▽
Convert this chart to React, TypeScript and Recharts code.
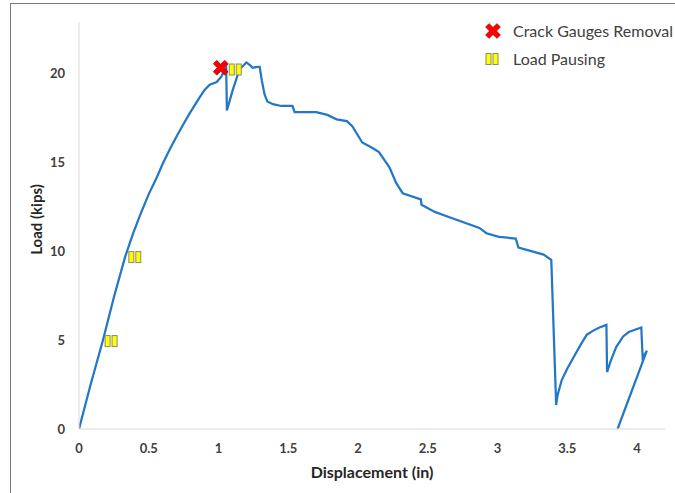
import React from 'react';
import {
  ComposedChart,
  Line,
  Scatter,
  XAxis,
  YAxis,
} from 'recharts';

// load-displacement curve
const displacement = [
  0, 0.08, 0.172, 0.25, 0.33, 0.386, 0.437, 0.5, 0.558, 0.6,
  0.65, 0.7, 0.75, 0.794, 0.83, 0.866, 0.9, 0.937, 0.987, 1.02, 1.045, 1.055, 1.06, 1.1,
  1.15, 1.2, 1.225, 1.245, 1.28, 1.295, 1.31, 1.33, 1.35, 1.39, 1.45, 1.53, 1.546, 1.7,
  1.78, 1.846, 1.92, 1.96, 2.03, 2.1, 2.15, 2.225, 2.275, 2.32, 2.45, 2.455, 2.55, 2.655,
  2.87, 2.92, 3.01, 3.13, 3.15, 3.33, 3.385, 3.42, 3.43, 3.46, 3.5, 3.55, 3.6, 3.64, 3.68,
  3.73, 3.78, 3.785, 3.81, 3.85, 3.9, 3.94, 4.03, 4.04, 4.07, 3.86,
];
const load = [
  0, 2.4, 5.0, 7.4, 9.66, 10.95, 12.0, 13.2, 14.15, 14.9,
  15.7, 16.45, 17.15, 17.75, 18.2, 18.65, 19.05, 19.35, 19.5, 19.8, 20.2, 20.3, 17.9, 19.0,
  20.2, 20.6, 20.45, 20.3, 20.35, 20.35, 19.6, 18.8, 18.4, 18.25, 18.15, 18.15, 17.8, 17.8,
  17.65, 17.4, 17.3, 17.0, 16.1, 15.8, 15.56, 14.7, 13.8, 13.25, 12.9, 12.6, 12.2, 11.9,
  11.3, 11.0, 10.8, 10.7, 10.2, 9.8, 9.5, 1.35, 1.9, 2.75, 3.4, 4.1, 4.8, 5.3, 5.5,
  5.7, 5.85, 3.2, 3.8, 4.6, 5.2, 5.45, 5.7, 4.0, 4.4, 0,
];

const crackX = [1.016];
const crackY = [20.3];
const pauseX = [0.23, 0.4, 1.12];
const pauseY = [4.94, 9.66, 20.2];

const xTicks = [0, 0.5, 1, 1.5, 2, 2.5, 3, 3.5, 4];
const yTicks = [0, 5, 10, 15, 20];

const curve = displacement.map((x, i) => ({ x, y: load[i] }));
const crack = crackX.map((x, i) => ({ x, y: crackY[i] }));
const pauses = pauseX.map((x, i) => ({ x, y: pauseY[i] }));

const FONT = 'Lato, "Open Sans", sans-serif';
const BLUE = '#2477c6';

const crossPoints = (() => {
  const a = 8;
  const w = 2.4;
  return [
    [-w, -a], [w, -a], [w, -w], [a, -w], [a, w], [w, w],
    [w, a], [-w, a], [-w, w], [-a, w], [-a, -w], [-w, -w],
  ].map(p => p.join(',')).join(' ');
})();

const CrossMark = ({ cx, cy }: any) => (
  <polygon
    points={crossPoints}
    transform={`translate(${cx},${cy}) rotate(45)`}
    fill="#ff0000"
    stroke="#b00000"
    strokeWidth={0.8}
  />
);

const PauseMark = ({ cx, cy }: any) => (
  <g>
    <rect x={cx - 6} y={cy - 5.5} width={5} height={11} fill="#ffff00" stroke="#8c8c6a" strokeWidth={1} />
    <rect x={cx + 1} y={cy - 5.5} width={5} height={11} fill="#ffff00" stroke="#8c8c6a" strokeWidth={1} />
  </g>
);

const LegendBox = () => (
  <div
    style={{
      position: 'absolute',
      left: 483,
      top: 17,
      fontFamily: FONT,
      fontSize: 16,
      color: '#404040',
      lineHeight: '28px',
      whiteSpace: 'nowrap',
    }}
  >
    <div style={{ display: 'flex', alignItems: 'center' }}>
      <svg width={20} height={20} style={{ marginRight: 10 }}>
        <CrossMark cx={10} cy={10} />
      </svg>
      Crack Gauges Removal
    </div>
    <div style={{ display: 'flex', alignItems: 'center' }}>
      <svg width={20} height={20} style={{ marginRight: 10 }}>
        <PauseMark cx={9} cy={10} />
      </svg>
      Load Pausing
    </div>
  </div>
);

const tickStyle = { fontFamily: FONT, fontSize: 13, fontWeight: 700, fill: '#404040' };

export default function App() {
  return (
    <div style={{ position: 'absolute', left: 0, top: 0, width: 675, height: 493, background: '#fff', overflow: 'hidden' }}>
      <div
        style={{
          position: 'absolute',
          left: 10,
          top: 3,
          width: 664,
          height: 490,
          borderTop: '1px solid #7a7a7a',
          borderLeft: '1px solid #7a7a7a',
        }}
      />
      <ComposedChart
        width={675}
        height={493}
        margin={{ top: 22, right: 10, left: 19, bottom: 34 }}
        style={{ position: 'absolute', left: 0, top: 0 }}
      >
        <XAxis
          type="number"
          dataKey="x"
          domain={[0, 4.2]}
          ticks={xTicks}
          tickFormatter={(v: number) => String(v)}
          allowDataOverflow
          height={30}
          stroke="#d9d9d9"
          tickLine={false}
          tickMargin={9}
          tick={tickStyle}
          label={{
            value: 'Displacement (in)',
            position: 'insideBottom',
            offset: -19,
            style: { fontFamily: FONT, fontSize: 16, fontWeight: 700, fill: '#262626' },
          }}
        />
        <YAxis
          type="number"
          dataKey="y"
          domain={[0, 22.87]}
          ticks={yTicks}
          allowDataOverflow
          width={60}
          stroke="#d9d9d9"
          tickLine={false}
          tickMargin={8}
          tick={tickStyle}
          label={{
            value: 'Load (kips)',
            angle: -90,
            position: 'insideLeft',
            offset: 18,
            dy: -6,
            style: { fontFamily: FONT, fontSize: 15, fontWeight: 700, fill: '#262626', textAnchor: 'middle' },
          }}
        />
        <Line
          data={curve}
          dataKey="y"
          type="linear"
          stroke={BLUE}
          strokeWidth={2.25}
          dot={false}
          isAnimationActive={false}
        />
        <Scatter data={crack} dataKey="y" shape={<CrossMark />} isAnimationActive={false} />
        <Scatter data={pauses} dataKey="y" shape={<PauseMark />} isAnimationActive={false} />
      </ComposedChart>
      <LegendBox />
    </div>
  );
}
△
AIM OF THE EXERCISE — Repeat only the lines between the start of the data and the line with "const BLUE = '#2477c6';", including those two lines, and skip the pictures.

WRITTEN SOLUTION —
Convert this chart to React, TypeScript and Recharts code.
import React from 'react';
import {
  ComposedChart,
  Line,
  Scatter,
  XAxis,
  YAxis,
} from 'recharts';

// load-displacement curve
const displacement = [
  0, 0.08, 0.172, 0.25, 0.33, 0.386, 0.437, 0.5, 0.558, 0.6,
  0.65, 0.7, 0.75, 0.794, 0.83, 0.866, 0.9, 0.937, 0.987, 1.02, 1.045, 1.055, 1.06, 1.1,
  1.15, 1.2, 1.225, 1.245, 1.28, 1.295, 1.31, 1.33, 1.35, 1.39, 1.45, 1.53, 1.546, 1.7,
  1.78, 1.846, 1.92, 1.96, 2.03, 2.1, 2.15, 2.225, 2.275, 2.32, 2.45, 2.455, 2.55, 2.655,
  2.87, 2.92, 3.01, 3.13, 3.15, 3.33, 3.385, 3.42, 3.43, 3.46, 3.5, 3.55, 3.6, 3.64, 3.68,
  3.73, 3.78, 3.785, 3.81, 3.85, 3.9, 3.94, 4.03, 4.04, 4.07, 3.86,
];
const load = [
  0, 2.4, 5.0, 7.4, 9.66, 10.95, 12.0, 13.2, 14.15, 14.9,
  15.7, 16.45, 17.15, 17.75, 18.2, 18.65, 19.05, 19.35, 19.5, 19.8, 20.2, 20.3, 17.9, 19.0,
  20.2, 20.6, 20.45, 20.3, 20.35, 20.35, 19.6, 18.8, 18.4, 18.25, 18.15, 18.15, 17.8, 17.8,
  17.65, 17.4, 17.3, 17.0, 16.1, 15.8, 15.56, 14.7, 13.8, 13.25, 12.9, 12.6, 12.2, 11.9,
  11.3, 11.0, 10.8, 10.7, 10.2, 9.8, 9.5, 1.35, 1.9, 2.75, 3.4, 4.1, 4.8, 5.3, 5.5,
  5.7, 5.85, 3.2, 3.8, 4.6, 5.2, 5.45, 5.7, 4.0, 4.4, 0,
];

const crackX = [1.016];
const crackY = [20.3];
const pauseX = [0.23, 0.4, 1.12];
const pauseY = [4.94, 9.66, 20.2];

const xTicks = [0, 0.5, 1, 1.5, 2, 2.5, 3, 3.5, 4];
const yTicks = [0, 5, 10, 15, 20];

const curve = displacement.map((x, i) => ({ x, y: load[i] }));
const crack = crackX.map((x, i) => ({ x, y: crackY[i] }));
const pauses = pauseX.map((x, i) => ({ x, y: pauseY[i] }));

const FONT = 'Lato, "Open Sans", sans-serif';
const BLUE = '#2477c6';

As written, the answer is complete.